Ah, I promised myself 600 words max so I have been saved by the bell …! (- Not from boxing terminology as I’d always assumed, but from the army. One night in the Victorian era a Horseguard sentry was accused of being asleep on duty. The punishment being death, he denied it and said he could prove it because he had heard Big Ben strike thirteen times at midnight. The clock was checked and a faulty cog had indeed caused it to make an extra strike. On this evidence the lucky soldier was famously freed.)

(You can find many more idioms and their derivations in Albert Jack’s brilliant book Red Herrings and White Elephants.)

Words are like local shops

Words are like local shops – it’s a case of use them or lose them. I was shocked to hear that ‘charabanc’ and ‘aerodrome’ have been expunged from the Oxford English Dictionary. But how can that be, when there is a sign for Haverfordwest Aerodrome just down the road from here? And last summer Marc and I went with a couple of friends on what can only be called a charabanc, a (hilarious) local coach trip to the Brecon canal. 

But clearly we didn’t use charabanc or aerodrome enough so both those have gone and the problem is that once they have gone, however much we suddenly realise we loved them, we can’t easily get them back. 

The people behind the  ‘shop local’ organisation are trying to promote local shops and businesses, maybe we should have a similar campaign for words. Some kind of system of encouraging people to use our favourites in order to keep them alive. Louis de Bernières suggests that it’s a good idea to scour the dictionary and to put a couple of pretty obscure words into the first few pages of a novel as it sets a good tone. (I have just scoured his book Birds Without Wings, a wonderful engrossing read, and quickly found ‘kaval’, ‘mendicant’ and ‘Circassian’!) But finding underused words in books and magazines from time to time isn’t enough, we have to use them day to day. I hardly dare say it, but we need to spread the word! 

Some years ago I went through a period of having to go to some pretty dull cocktail parties, and to make it less of an ordeal my partner and I selected a couple of words before going in that we would try to bring casually into the conversation. We gave each other points for how successful we were. I scored particularly well I seem to remember for an inspired combined use of ‘intransigent’ and ‘giraffe’. 
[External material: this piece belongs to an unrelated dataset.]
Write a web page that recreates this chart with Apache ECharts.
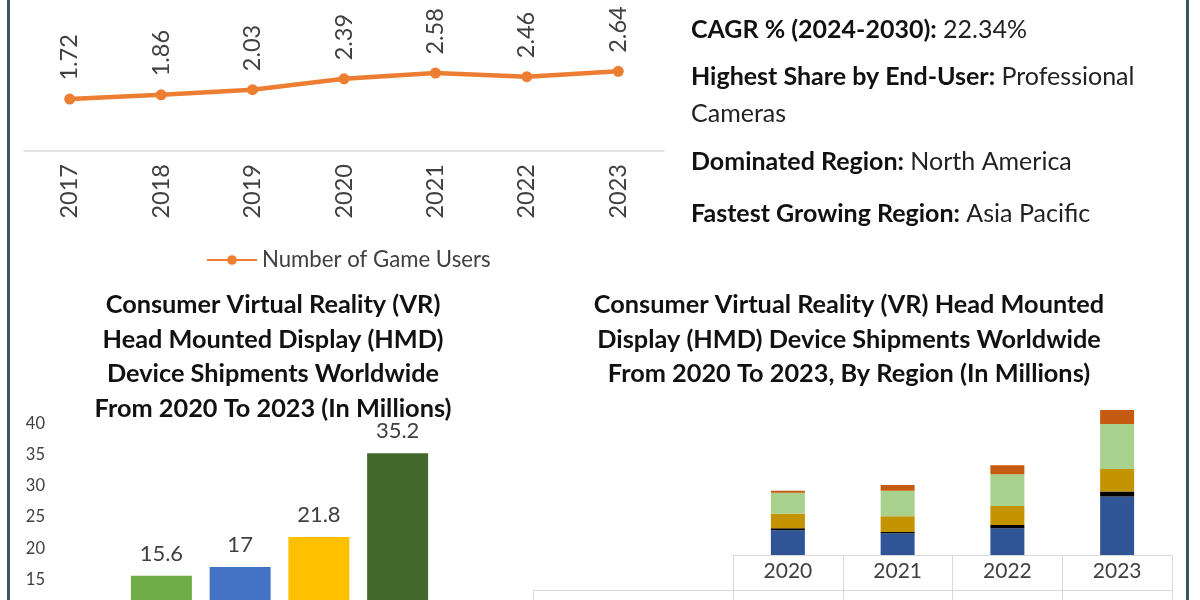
<!DOCTYPE html>
<html>
<head>
<meta charset="utf-8">
<script src="https://cdn.jsdelivr.net/npm/echarts@6/dist/echarts.min.js"></script>
<style>
html,body{margin:0;padding:0;background:#fff;}
#c{width:1200px;height:600px;}
</style>
</head>
<body>
<div id="c"></div>
<script>
// ---- data ----
const userYears = ['2017', '2018', '2019', '2020', '2021', '2022', '2023'];
const gameUsers = [1.72, 1.86, 2.03, 2.39, 2.58, 2.46, 2.64];

const shipYears = ['2020', '2021', '2022', '2023'];
const shipments = [15.6, 17, 21.8, 35.2];

const regionNames = ['North America', 'Middle East & Africa', 'Europe', 'Asia Pacific', 'South America'];
const northAmerica = [6.0, 5.3, 6.5, 14.2];
const middleEastAfrica = [0.5, 0.3, 0.8, 1.2];
const europe = [3.5, 3.8, 4.6, 5.5];
const asiaPacific = [5.1, 6.2, 7.7, 10.9];
const southAmerica = [0.5, 1.4, 2.2, 3.4];

const shipTicks = [0, 5, 10, 15, 20, 25, 30, 35, 40];

// ---- styles ----
const FONT = 'Lato';
const TXT = '#404040';
const barColors = ['#70AD47', '#4472C4', '#FFC000', '#43682B'];
const regionColors = ['#2F5597', '#000000', '#C49300', '#A9D18E', '#C55A11'];
const regionData = [northAmerica, middleEastAfrica, europe, asiaPacific, southAmerica];

const chart = echarts.init(document.getElementById('c'));

const INFO_SIZE = 25;
function infoLine(y, bold, normal) {
  return {
    type: 'text', x: 691, y: y,
    style: {
      text: '{b|' + bold + '}' + (normal ? '{n| ' + normal + '}' : ''),
      verticalAlign: 'middle',
      rich: {
        b: { fontFamily: FONT, fontWeight: 'bold', fontSize: INFO_SIZE, fill: '#111' },
        n: { fontFamily: FONT, fontSize: INFO_SIZE, fill: '#222' }
      }
    }
  };
}

const TITLE_SIZE = 25.3;

const option = {
  backgroundColor: '#ffffff',
  animation: false,
  textStyle: { fontFamily: FONT },
  legend: {
    data: ['Number of Game Users'],
    left: 201, top: 244,
    itemWidth: 50, itemHeight: 12, itemGap: 10,
    textStyle: { fontFamily: FONT, fontSize: 22.2, color: TXT }
  },
  grid: [
    { left: 24, width: 640, top: 0, height: 151, outerBoundsMode: 'none', containLabel: false },
    { left: 122, width: 315, top: 423.4, height: 249.6, outerBoundsMode: 'none', containLabel: false },
    { left: 733, width: 439, top: 390.2, height: 164.8, outerBoundsMode: 'none', containLabel: false }
  ],
  xAxis: [
    {
      type: 'category', gridIndex: 0, data: userYears,
      axisLine: { lineStyle: { color: '#d9d9d9', width: 1.5 } },
      axisTick: { show: false },
      axisLabel: { rotate: 90, margin: 13, fontFamily: FONT, fontSize: 23.5, color: TXT }
    },
    {
      type: 'category', gridIndex: 1, data: shipYears, show: false
    },
    {
      type: 'category', gridIndex: 2, data: shipYears,
      axisLine: { lineStyle: { color: '#d9d9d9', width: 1 } },
      axisTick: { show: true, length: 60, inside: false, lineStyle: { color: '#d9d9d9' } },
      axisLabel: { margin: 6, fontFamily: FONT, fontSize: 21, color: TXT }
    }
  ],
  yAxis: [
    { type: 'value', gridIndex: 0, min: 0, max: 5, show: false },
    {
      type: 'value', gridIndex: 1, min: shipTicks[0], max: shipTicks[shipTicks.length - 1], interval: 5,
      axisLine: { show: false }, axisTick: { show: false }, splitLine: { show: false },
      axisLabel: { margin: 77, fontFamily: FONT, fontSize: 16.5, color: TXT }
    },
    { type: 'value', gridIndex: 2, min: 0, max: 40, show: false }
  ],
  graphic: [
    { type: 'rect', shape: { x: 7, y: 0, width: 3, height: 600 }, style: { fill: '#3B5566' } },
    { type: 'rect', shape: { x: 1186, y: 0, width: 3, height: 600 }, style: { fill: '#3B5566' } },
    { type: 'line', shape: { x1: 533, y1: 590.5, x2: 1172, y2: 590.5 }, style: { stroke: '#d9d9d9', lineWidth: 1 } },
    { type: 'line', shape: { x1: 533.5, y1: 590, x2: 533.5, y2: 600 }, style: { stroke: '#d9d9d9', lineWidth: 1 } },
    {
      type: 'text', x: 273, y: 305,
      style: {
        text: 'Consumer Virtual Reality (VR)\nHead Mounted Display (HMD)\nDevice Shipments Worldwide\nFrom 2020 To 2023 (In Millions)',
        textAlign: 'center', textVerticalAlign: 'top', fontFamily: FONT, fontWeight: 'bold', fontSize: TITLE_SIZE, lineHeight: 34.4, fill: '#111',
        y: -17
      }
    },
    {
      type: 'text', x: 849, y: 305,
      style: {
        text: 'Consumer Virtual Reality (VR) Head Mounted\nDisplay (HMD) Device Shipments Worldwide\nFrom 2020 To 2023, By Region (In Millions)',
        textAlign: 'center', textVerticalAlign: 'top', fontFamily: FONT, fontWeight: 'bold', fontSize: TITLE_SIZE, lineHeight: 34.4, fill: '#111',
        y: -17
      }
    },
    infoLine(30, 'CAGR % (2024-2030):', '22.34%'),
    infoLine(77, 'Highest Share by End-User:', 'Professional'),
    { type: 'text', x: 691, y: 114, style: { text: 'Cameras', verticalAlign: 'middle', fontFamily: FONT, fontSize: INFO_SIZE, fill: '#222' } },
    infoLine(162, 'Dominated Region:', 'North America'),
    infoLine(214, 'Fastest Growing Region:', 'Asia Pacific')
  ],
  series: [
    {
      name: 'Number of Game Users', type: 'line', xAxisIndex: 0, yAxisIndex: 0,
      data: gameUsers,
      color: '#ED7D31',
      lineStyle: { width: 4.5, color: '#ED7D31' },
      symbol: 'circle', symbolSize: 11,
      itemStyle: { color: '#ED7D31' },
      label: {
        show: true, position: 'top', rotate: 90, align: 'left', verticalAlign: 'middle',
        distance: 13, fontFamily: FONT, fontSize: 23.5, color: TXT
      }
    },
    {
      name: 'Shipments', type: 'bar', xAxisIndex: 1, yAxisIndex: 1,
      barWidth: 61,
      data: shipments.map((v, i) => ({ value: v, itemStyle: { color: barColors[i] } })),
      label: { show: true, position: 'top', distance: 11, fontFamily: FONT, fontSize: 22, color: TXT }
    }
  ].concat(regionNames.map((name, i) => ({
    name: name, type: 'bar', stack: 'region', xAxisIndex: 2, yAxisIndex: 2,
    barWidth: 34, data: regionData[i], itemStyle: { color: regionColors[i] }
  })))
};
chart.setOption(option);
</script>
</body>
</html>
In memory of that success I have decided to start my own ‘use them or lose them’ campaign by introducing some of my favourites into my blog, my tweets and possibly even my day to day chit chat. I am starting with ‘equanimity’ and ‘detritus’- two of my favourite underachievers. So, unless you are able to accept the demise of your words/local village shops with equanimity, I suggest you start using them, otherwise they will become part of the inevitable detritus of globalisation!